Борис приподнялся с подушки.
— Забрюхатела, что ли?
— Ветром надуло… От тебя…
Скривила рот, пошла из комнаты, откидывая назад острые, сухие локти.
— Может, поп благословил, — просипел Борис вдогонку. Для крика не хватало воздуха.
Вчера, с дороги, рухнул в постель в беспамятстве. Федька раздел, укутал. Кормилица заварила травку. Поила с блюдца, приговаривая, как в давние годы: «У волка серого заболи, от Бориса отлепись!» Очнулся один — княгиня болящего и не проведала.
Кормилица, та глаз не смыкала, вскакивала с лавки, чуть застонет ее пестунчик, чуть шевельнется.
Не могла старушка утаить: около Петрова дня княгине попритчилось. Две ночи кряду не спала, корчилась. Вселился в нее будто бы нечистый. «Ой, — вопит, — скребется, ой скребется!..» Старалась вытошнить рогатого. Зашлась, помирала совсем. Причастилась святых тайн, поутихла.
— Сие феномен натуральный, — сказал Борис. — От натуры, не от чего иного. Горячность мозга от раздражения нервов.
— Намедни ух лютовала! Брошу вас всех, говорит, опротивели, подлые хари! Уеду к мужу за границу, он там с паскудными девками амурничает. Чего вздумала… А я ей — дети, говорю, дети ведь, княгинюшка! Как толкнет меня — я чуть с лестницы не полетела…
Борис, как и в прошлый приезд, отстранился от супруги, живет в башне среди книг своих, среди зеркал, коих обступают голенастые, вырезанные на дерезе нимфы. Мастер-венецеец сладострастно выпятил их женские выпуклости. Нимфы шаловливы, улыбаются Борису, ловят и перебрасывают друг другу отражение одинокого кавалера в японской одежде, располневшего, с лицом бледным и усталым.
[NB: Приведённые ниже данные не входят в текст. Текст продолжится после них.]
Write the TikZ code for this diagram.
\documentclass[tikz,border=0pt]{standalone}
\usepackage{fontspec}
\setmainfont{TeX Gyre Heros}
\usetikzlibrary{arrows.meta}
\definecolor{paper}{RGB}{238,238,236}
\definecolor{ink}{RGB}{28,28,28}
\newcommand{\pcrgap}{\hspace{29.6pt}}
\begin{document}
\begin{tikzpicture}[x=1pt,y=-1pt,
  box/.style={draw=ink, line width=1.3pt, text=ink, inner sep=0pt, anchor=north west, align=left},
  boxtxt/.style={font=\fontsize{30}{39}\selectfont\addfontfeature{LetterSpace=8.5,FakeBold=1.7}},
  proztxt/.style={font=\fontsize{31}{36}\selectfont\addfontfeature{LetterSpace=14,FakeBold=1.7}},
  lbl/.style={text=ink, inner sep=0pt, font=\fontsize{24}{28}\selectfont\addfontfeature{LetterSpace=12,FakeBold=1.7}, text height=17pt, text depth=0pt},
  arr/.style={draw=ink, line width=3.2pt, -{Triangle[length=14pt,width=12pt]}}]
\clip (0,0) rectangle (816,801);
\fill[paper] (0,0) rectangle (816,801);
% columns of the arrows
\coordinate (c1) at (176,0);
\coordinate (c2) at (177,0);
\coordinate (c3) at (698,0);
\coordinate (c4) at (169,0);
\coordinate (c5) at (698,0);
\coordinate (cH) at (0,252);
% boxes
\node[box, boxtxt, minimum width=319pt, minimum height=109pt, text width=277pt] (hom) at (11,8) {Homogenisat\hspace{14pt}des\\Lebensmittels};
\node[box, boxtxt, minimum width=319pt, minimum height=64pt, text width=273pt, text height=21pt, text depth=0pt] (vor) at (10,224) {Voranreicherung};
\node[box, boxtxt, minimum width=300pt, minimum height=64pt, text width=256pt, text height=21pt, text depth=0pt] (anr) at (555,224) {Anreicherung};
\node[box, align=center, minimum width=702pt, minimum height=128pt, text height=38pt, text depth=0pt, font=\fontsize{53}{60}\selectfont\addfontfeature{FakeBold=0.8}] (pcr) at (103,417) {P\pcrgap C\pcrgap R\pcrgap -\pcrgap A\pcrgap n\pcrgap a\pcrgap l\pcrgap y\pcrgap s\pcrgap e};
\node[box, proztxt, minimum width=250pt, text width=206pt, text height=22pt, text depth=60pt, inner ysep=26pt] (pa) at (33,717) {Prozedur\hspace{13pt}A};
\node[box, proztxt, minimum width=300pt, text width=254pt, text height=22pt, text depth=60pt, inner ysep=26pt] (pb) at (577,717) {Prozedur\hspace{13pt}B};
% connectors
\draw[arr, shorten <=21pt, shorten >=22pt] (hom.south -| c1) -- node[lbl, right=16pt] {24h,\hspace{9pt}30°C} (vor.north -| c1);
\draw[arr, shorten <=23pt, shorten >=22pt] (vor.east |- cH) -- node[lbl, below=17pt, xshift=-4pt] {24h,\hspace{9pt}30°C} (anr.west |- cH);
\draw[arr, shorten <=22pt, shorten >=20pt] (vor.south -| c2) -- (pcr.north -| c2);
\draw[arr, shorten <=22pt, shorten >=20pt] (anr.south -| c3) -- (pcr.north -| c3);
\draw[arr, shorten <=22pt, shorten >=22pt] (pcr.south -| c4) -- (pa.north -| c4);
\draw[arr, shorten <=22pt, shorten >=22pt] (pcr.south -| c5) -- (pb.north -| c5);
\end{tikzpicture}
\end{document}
От тех зеркал держится в эрмитаже Бориса искрящийся прохладный свет, как от амстердамских грахтов.
По утрам Федор варит князю-боярину кофий. Спускается Борис к домочадцам лишь в час обеденный, за едой молчит, не желая ссоры в присутствии слуг. А княгине хоть бы что — язык без узды.
— Тебя галанские девки чем кормили? Улитками, я слыхала… Чего нос воротишь? Зато девки сладкие, поди-ка.
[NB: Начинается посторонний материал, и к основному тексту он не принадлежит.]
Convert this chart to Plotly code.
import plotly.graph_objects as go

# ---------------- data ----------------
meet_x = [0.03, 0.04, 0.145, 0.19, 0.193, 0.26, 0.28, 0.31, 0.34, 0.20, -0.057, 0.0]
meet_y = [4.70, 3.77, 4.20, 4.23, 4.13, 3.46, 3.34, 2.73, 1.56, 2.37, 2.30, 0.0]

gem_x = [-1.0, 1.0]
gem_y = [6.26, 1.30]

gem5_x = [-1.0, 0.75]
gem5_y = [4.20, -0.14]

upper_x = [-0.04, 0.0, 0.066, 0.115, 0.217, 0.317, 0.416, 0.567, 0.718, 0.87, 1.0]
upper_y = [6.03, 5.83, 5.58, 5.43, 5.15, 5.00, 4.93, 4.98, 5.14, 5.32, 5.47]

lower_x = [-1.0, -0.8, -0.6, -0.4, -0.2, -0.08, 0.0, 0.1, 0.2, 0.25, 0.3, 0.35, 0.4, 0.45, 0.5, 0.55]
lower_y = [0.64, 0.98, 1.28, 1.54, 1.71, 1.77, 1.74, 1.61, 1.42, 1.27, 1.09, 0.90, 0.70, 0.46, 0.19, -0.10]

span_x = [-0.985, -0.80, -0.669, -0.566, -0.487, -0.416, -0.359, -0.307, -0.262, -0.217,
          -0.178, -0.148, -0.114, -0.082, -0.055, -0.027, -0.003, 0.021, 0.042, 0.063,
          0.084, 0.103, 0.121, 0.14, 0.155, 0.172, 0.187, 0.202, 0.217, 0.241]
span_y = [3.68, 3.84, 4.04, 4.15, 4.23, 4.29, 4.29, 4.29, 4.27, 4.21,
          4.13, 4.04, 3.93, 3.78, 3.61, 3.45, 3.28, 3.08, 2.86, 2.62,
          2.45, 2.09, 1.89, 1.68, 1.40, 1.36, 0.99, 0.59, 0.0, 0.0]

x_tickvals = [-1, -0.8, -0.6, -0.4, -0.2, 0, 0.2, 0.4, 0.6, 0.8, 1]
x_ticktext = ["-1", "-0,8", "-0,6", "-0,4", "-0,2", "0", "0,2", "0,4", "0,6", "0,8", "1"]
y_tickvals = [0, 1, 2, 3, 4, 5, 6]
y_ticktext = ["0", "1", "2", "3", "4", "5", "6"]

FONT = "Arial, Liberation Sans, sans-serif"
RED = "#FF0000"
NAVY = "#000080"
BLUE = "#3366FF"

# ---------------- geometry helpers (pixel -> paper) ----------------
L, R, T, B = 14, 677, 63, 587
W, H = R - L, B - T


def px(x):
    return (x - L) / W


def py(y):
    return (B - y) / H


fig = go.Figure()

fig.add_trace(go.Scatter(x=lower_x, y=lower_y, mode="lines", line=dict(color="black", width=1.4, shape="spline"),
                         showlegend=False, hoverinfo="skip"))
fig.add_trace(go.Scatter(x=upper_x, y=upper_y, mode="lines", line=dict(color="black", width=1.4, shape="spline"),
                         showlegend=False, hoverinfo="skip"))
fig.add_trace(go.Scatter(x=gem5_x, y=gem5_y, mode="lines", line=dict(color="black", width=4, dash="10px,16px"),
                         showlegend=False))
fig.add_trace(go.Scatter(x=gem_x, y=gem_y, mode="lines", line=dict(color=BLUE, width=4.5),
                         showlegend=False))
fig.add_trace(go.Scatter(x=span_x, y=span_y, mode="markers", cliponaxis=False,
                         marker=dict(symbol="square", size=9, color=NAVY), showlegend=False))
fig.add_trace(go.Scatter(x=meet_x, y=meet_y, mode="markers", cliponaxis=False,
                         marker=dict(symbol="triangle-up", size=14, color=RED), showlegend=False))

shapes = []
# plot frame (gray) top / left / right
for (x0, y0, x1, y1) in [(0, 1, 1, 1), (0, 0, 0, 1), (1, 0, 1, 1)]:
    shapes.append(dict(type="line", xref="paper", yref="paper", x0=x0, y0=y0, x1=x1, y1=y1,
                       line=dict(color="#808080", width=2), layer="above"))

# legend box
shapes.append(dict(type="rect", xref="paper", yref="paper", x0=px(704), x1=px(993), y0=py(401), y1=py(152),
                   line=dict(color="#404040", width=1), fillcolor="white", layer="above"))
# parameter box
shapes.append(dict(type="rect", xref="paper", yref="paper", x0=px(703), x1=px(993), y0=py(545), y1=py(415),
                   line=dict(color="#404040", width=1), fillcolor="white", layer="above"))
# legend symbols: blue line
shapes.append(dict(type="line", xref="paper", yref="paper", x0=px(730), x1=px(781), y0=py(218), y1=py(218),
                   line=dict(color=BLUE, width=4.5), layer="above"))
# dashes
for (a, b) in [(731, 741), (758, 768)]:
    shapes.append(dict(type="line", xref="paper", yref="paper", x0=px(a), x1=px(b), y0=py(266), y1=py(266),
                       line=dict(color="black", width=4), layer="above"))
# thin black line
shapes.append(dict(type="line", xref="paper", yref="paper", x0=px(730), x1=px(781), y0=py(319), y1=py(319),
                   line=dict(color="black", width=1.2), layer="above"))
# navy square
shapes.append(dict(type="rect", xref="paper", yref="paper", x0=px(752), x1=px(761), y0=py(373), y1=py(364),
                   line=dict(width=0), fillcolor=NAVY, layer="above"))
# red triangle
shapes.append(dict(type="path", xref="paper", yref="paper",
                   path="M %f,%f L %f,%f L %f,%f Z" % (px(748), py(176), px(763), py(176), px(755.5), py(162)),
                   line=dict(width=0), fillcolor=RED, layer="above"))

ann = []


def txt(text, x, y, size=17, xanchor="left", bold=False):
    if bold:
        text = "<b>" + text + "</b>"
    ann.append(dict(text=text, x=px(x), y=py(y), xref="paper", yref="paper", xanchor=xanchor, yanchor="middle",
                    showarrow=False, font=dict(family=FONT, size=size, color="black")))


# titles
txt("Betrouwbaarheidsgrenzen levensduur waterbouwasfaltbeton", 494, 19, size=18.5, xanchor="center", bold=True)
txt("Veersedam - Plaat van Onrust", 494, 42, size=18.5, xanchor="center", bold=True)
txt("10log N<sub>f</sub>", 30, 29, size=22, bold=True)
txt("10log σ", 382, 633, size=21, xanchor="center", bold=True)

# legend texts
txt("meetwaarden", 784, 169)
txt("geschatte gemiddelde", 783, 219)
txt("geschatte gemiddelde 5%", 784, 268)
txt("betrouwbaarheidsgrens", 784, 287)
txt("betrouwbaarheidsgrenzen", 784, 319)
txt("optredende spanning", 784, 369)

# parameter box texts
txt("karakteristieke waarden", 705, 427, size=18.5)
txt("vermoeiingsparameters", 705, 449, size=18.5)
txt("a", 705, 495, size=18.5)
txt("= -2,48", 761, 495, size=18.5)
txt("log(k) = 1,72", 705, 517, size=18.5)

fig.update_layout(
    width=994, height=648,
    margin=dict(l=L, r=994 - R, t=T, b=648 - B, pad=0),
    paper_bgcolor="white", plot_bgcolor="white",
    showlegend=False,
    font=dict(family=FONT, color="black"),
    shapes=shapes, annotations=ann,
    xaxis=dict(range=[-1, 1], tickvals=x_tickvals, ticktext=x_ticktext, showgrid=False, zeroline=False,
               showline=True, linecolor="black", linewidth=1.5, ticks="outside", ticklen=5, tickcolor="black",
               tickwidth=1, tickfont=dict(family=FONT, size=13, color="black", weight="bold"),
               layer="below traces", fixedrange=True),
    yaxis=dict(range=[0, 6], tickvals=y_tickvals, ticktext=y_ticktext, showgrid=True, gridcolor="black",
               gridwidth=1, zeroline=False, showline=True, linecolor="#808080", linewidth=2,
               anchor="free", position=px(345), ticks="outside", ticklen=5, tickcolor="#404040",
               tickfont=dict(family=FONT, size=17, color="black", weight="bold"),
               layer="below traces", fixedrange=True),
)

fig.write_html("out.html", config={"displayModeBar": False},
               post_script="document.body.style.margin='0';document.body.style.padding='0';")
Молчит Борис, крепится. Князь Александр смотрит на мачеху с мольбой, глаза большие, страдающие. После обеда отец уводит его к себе, испытывает по наукам. Мальчик смышленый; учитель, обрусевший немец Гейнц, не зря хвалит.
— Некий человек купил гусей, уток и чирков. Гуси по три алтына…
— Тя-ать! — тянет сын. — Давай лучше солдат считать!
— Мизерикордия! Из птиц солдат будем делать? Офицер набрал рекрутов. Половину в пехоту…
Любимое занятие — крутить глобус. Какое хочешь государство может указать и столицу назовет.
— А есть земля, где никто не бывал?
— Есть.
— Почему никто? Скажи царю, пускай войско пошлет туда.
— Подрастешь, сам скажешь.
Нет, ждать не согласен.
— Вот прозевает… Шведы заберут же…
Как знать, может, преславный растет воин. Слава богу, княгиня не препятствует ему в ученье. По-немецки княжич говорит нескладно, зато смело, особливо на сюжет военный. Жаль, танцевать не умеет. А ведь пора, десятый год пошел.